Objective:
Artificial intelligence has recently become available for widespread use in medicine, including the interpretation of digitized information, big data for tracking disease trends and patterns, and clinical diagnosis. Comparative studies and expert opinion support the validity of imaging and data analysis, yet similar validation is lacking in clinical diagnosis. Artificial intelligence programs are here compared with a diagnostic generator program in clinical neurology.
Methods:
Using 4 nonrandomly selected case records from New England Journal of Medicine clinicopathologic conferences from 2017 to 2022, 2 artificial intelligence programs (ChatGPT-4 and GLASS AI) were compared with a neurological diagnostic generator program (NeurologicDx.com) for diagnostic capability and accuracy and source authentication.
Results:
Compared with NeurologicDx.com, the 2 AI programs showed results varying with order of key term entry and with repeat querying.
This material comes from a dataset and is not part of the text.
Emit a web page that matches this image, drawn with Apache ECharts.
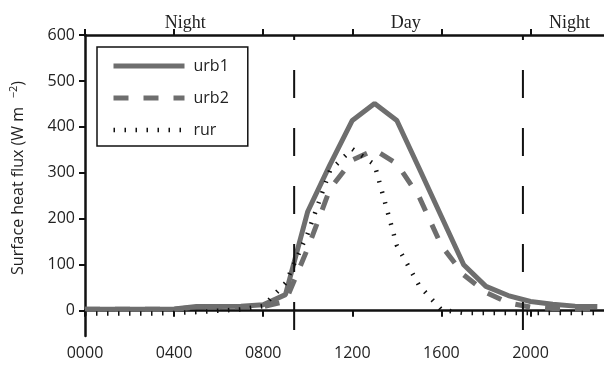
<!DOCTYPE html>
<html>
<head>
<meta charset="utf-8">
<script src="https://cdn.jsdelivr.net/npm/echarts@6/dist/echarts.min.js"></script>
<style>
html,body{margin:0;padding:0;background:#fff}
#chart{width:604px;height:365px}
</style>
</head>
<body>
<div id="chart"></div>
<script>
// hourly values, hour 0 .. 23
var hours = [0,1,2,3,4,5,6,7,8,9,10,11,12,13,14,15,16,17,18,19,20,21,22,23];
var urb1 = [3,3,3,3,4,9,9,10,13,35,216,318,414,451,414,310,205,100,53,33,20,14,10,9];
var urb2 = [3,3,3,3,3,8,8,9,9,20,136,265,328,350,320,248,142,78,40,17,8,5,4,4];
var rur  = [-6,-6,-6,-6,-5,-3,0,3,10,60,168,305,352,318,142,55,2,-5,-5,-5,-5,-5,-5,-5];

var xTicks = [0,4,8,12,16,20];
var xTickLabels = ['0000','0400','0800','1200','1600','2000'];
var yTicks = [0,100,200,300,400,500,600];
var periods = ['Night','Day','Night'];
var periodAt = [4.5,14.4,21.75];
var dayEdges = [9.39,19.66];   // sunrise / sunset

var sans = 'Open Sans';
var gray = '#6e6e6e';
var ink = '#111';

var urb1Style = {color:gray,width:5};
var urb2Style = {color:gray,width:5,type:[15,15]};
var rurStyle  = {color:'#111',width:4.5,type:[1.5,9.5]};

function pairs(ys){
  return hours.map(function(h,i){ return [h, ys[i]]; });
}

var myChart = echarts.init(document.getElementById('chart'));

var axisLine = {lineStyle:{color:ink,width:2.5}};
var tick = {show:true,length:6,lineStyle:{color:ink,width:2}};
var noDot = {opacity:0};

var option = {
  animation:false,
  grid:{left:85,right:0,top:35,bottom:29},
  // y axis title, drawn by hand so the superscript sits right
  graphic:[{
    type:'text', x:18, y:178, rotation:Math.PI/2,
    style:{
      text:'{a|Surface heat flux (W m}{s|   \u22122}{a|)}',
      align:'center', verticalAlign:'middle',
      rich:{
        a:{fontFamily:sans,fontSize:16,fill:'#222',lineHeight:20},
        s:{fontFamily:sans,fontSize:11,fill:'#222',verticalAlign:'top',lineHeight:20}
      }
    }
  }],
  legend:{
    orient:'vertical',
    left:97, top:47,
    data:[
      {name:'urb1', itemStyle:noDot, lineStyle:urb1Style},
      {name:'urb2', itemStyle:noDot, lineStyle:urb2Style},
      {name:'rur',  itemStyle:noDot, lineStyle:rurStyle}
    ],
    itemWidth:71, itemHeight:14, itemGap:16,
    padding:[11,19,8,14],
    borderColor:ink, borderWidth:1.5,
    backgroundColor:'#fff',
    textStyle:{fontFamily:sans,fontSize:16,color:'#222',padding:[0,0,0,4]}
  },
  xAxis:[{
    type:'value', min:0, max:23.3,
    axisLine:axisLine,
    axisTick:Object.assign({customValues:xTicks},tick),
    splitLine:{show:false},
    axisLabel:{
      customValues:xTicks, margin:9,
      fontFamily:sans, fontSize:16, color:'#222',
      formatter:function(v){ return xTickLabels[xTicks.indexOf(v)]; }
    }
  },{
    type:'value', min:0, max:23.3, position:'top',
    axisLine:axisLine,
    axisTick:Object.assign({customValues:xTicks},tick),
    splitLine:{show:false},
    axisLabel:{
      customValues:periodAt, margin:3,
      fontFamily:'Liberation Serif', fontSize:18, color:'#222',
      formatter:function(v){ return periods[periodAt.indexOf(v)]; }
    }
  }],
  yAxis:{
    type:'value', min:-55, max:600,
    axisLine:axisLine,
    axisTick:Object.assign({customValues:yTicks},tick),
    splitLine:{show:false},
    axisLabel:{customValues:yTicks, margin:10, fontFamily:sans, fontSize:16, color:'#222'}
  },
  series:[
    {name:'urb1', type:'line', data:pairs(urb1), symbol:'none', z:2,
     lineStyle:urb1Style, itemStyle:{color:gray}},
    {name:'urb2', type:'line', data:pairs(urb2), symbol:'none', z:3,
     lineStyle:urb2Style, itemStyle:{color:gray}},
    {name:'rur', type:'line', data:pairs(rur), symbol:'none', z:4,
     lineStyle:rurStyle, itemStyle:{color:'#111'}},
    {type:'line', data:[[dayEdges[0],600],[dayEdges[0],-55]], symbol:'none', z:5, silent:true,
     lineStyle:{color:ink,width:2,type:[28,30],dashOffset:23}},
    {type:'line', data:[[dayEdges[1],600],[dayEdges[1],-55]], symbol:'none', z:5, silent:true,
     lineStyle:{color:ink,width:2,type:[28,30],dashOffset:23}}
  ]
};

myChart.setOption(option);
</script>
</body>
</html>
The diagnostic generator yielded more differential diagnostic entities, with correct diagnoses in 4 of 4 test cases versus 0 of 4 for ChatGPT-4 and 1 of 4 for GLASS AI, respectively, and with authentication of diagnostic entities compared with the AI programs.
Conclusions:
The diagnostic generator NeurologicDx yielded a more robust and reproducible differential diagnostic list with higher diagnostic accuracy and associated authentication compared with artificial intelligence programs.